■ **AIM**
Start at the line containing "Convert this chart", stop at the line containing "from matplotlib.patches import Patch", and please reproduce every line in between, both ends included, without pictures.

■ **EXERCISE INPUT**

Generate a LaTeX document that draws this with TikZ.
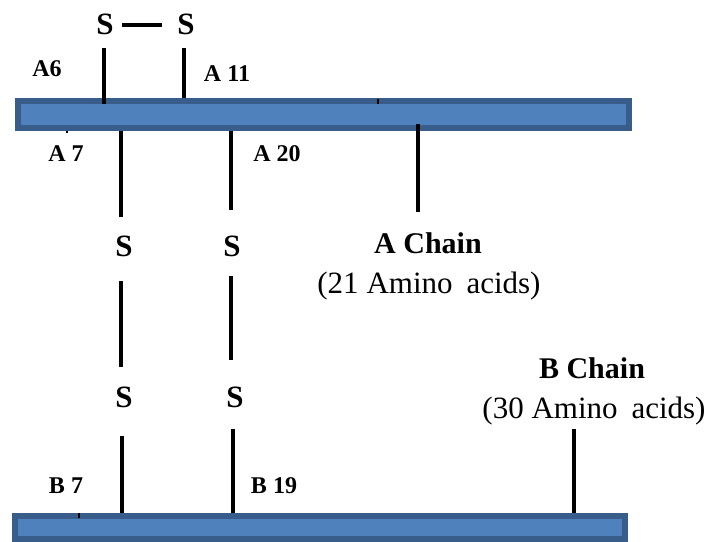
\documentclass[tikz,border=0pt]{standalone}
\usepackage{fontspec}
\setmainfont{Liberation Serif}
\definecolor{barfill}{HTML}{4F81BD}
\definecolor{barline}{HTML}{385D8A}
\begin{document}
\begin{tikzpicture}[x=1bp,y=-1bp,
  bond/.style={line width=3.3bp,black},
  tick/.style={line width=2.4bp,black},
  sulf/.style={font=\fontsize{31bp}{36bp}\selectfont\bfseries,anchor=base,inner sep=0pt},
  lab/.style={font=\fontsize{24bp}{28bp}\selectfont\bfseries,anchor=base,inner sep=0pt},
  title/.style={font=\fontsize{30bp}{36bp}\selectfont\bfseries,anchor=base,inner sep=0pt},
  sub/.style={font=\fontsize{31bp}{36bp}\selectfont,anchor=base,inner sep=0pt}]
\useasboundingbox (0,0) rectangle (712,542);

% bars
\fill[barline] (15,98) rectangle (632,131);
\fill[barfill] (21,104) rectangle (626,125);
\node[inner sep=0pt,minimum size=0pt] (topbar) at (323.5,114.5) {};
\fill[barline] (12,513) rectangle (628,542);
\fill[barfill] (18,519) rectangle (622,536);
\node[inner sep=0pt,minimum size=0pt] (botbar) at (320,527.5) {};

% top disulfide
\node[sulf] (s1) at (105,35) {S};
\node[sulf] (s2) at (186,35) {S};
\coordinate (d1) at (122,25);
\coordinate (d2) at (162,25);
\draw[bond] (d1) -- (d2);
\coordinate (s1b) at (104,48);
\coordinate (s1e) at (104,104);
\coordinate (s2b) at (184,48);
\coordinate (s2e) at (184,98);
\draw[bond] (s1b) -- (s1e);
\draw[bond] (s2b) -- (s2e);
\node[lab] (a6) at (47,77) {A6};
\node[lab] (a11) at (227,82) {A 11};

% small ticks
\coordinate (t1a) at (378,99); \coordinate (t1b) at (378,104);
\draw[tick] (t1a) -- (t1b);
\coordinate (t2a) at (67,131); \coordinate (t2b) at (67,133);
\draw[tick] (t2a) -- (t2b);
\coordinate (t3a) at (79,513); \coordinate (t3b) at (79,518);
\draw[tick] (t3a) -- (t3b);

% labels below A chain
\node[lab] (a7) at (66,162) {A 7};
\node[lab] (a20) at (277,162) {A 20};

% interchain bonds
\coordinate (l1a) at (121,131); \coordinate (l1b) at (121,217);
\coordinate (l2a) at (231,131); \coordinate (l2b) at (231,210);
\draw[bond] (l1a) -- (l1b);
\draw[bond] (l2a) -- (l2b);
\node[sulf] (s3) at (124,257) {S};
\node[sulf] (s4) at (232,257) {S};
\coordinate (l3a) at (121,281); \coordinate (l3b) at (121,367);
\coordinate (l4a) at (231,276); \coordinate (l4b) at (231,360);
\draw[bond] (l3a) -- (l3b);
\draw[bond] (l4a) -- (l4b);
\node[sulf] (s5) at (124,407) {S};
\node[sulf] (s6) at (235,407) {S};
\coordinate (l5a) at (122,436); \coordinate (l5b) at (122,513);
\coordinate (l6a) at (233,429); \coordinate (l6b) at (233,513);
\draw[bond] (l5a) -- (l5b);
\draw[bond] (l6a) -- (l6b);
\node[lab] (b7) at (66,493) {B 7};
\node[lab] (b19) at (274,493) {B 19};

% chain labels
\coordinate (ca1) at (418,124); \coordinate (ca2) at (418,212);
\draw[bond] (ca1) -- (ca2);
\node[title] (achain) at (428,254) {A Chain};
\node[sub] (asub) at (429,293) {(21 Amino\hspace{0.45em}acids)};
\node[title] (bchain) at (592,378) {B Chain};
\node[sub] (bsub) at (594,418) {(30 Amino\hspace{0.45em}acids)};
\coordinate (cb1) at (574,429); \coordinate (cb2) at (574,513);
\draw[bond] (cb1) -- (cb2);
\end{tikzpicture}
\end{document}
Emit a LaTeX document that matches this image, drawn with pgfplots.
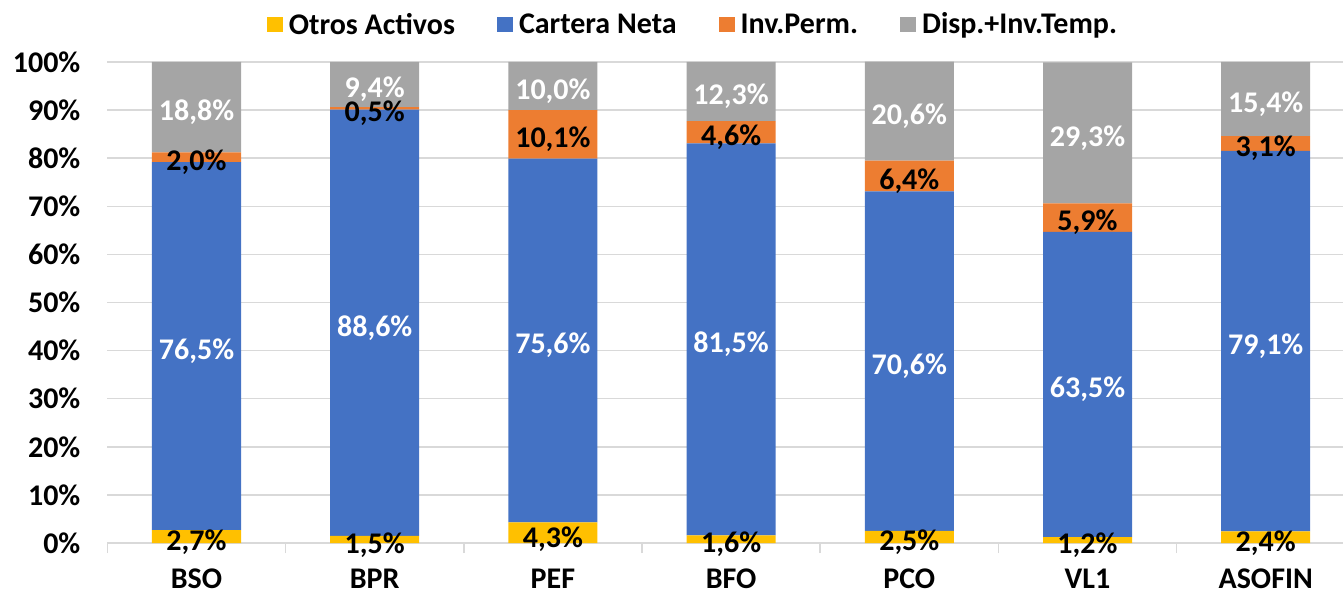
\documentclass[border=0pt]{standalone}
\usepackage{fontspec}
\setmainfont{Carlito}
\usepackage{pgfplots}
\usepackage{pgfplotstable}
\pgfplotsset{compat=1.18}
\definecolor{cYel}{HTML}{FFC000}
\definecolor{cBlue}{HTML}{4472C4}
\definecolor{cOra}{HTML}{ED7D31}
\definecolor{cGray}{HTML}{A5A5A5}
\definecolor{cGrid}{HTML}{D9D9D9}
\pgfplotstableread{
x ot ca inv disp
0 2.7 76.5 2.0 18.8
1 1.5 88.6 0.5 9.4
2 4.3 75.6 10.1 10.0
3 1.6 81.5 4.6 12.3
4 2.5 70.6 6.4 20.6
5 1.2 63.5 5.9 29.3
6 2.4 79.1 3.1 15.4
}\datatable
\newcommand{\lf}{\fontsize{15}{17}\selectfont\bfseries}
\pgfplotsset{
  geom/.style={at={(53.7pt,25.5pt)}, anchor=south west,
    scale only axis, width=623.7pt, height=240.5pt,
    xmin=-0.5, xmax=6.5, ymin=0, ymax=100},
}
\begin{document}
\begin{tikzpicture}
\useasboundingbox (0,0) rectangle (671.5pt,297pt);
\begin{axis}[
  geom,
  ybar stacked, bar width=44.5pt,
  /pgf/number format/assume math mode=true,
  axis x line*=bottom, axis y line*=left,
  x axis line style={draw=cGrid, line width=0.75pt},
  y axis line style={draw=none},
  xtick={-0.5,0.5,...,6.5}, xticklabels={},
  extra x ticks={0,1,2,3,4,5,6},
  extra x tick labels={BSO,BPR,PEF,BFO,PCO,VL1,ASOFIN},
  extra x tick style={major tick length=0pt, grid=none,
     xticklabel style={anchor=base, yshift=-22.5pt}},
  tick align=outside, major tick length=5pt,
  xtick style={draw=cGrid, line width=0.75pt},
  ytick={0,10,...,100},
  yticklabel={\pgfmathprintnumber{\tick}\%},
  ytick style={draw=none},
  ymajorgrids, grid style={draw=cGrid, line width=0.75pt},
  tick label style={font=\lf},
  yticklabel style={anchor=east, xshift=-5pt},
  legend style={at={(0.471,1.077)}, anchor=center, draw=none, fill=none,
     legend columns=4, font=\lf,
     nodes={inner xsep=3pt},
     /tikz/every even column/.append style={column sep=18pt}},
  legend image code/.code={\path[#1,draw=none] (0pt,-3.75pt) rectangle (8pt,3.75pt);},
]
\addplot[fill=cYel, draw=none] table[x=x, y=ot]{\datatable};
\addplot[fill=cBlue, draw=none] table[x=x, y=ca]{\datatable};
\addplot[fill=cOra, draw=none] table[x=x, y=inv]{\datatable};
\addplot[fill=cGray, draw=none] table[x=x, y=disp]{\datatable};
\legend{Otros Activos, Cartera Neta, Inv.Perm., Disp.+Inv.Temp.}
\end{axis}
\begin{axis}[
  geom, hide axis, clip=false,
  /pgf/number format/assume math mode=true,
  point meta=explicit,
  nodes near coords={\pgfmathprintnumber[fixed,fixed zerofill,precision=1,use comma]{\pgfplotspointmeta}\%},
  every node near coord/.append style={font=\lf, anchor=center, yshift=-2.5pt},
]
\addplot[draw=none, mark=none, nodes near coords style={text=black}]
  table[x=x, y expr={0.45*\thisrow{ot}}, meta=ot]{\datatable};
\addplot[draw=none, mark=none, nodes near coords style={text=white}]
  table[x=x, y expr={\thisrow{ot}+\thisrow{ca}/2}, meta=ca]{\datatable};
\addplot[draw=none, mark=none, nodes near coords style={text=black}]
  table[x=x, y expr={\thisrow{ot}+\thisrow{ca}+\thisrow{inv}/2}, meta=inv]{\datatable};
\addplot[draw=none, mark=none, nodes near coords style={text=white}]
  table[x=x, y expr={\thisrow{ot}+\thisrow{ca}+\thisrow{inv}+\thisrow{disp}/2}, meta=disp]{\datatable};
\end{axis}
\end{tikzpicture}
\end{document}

---

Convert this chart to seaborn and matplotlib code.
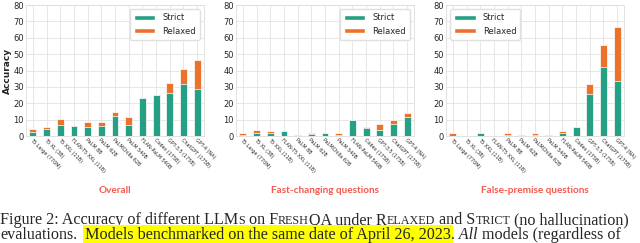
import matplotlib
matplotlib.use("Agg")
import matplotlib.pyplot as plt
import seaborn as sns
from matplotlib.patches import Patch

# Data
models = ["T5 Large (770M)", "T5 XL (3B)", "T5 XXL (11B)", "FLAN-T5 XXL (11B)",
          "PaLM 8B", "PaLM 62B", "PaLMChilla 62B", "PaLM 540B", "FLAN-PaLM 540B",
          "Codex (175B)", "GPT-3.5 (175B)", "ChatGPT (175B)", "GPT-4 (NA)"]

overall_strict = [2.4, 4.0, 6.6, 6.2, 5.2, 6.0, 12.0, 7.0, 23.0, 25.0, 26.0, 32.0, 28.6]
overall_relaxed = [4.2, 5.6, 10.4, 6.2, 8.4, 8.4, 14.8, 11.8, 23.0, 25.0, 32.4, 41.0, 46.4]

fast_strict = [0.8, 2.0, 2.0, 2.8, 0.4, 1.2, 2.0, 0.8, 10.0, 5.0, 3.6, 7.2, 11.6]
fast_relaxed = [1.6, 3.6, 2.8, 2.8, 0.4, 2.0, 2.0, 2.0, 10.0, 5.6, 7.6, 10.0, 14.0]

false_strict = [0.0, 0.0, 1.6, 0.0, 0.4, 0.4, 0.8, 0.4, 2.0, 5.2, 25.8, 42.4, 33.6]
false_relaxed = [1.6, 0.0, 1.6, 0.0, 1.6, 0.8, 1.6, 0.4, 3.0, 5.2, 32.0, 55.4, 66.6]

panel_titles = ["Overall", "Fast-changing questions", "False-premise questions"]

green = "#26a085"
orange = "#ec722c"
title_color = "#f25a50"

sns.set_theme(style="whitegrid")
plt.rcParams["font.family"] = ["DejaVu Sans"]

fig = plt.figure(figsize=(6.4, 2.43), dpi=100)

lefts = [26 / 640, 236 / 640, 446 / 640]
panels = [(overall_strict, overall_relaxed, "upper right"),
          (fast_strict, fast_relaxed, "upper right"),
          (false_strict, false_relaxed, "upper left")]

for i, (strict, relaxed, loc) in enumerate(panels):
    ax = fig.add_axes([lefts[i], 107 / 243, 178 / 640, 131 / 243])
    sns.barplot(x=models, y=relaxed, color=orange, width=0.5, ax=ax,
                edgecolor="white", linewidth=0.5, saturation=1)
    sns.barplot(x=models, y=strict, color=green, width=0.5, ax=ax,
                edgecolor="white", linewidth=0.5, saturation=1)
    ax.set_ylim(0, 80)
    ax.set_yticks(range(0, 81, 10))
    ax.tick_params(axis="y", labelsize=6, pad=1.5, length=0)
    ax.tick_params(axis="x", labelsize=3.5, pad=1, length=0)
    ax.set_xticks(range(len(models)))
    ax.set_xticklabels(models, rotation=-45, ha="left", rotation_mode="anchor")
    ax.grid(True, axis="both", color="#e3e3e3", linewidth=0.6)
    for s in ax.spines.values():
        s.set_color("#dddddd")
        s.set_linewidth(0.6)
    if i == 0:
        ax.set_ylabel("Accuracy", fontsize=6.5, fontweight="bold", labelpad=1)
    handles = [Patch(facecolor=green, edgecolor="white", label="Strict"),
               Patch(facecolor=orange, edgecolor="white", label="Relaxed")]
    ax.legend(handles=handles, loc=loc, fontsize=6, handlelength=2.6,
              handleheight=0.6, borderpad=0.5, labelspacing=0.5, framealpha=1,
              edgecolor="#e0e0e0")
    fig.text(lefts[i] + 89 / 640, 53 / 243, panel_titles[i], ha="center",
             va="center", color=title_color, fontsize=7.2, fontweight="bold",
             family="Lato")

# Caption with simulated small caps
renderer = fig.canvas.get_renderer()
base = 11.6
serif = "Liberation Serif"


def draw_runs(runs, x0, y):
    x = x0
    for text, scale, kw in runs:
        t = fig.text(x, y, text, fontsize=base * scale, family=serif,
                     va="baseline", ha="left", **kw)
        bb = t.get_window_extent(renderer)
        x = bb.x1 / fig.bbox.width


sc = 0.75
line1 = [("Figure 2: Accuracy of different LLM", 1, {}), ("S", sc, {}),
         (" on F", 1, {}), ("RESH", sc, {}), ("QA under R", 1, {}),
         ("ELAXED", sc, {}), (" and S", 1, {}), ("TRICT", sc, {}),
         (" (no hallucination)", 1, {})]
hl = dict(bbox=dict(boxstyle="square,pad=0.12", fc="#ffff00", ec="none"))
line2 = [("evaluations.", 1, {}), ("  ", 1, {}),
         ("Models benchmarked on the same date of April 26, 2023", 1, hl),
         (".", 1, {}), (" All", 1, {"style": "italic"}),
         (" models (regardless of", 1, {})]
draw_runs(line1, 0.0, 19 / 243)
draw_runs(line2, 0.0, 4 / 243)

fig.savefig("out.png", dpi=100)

■ **WRITTEN RESPONSE**
Convert this chart to seaborn and matplotlib code.
import matplotlib
matplotlib.use("Agg")
import matplotlib.pyplot as plt
import seaborn as sns
from matplotlib.patches import Patch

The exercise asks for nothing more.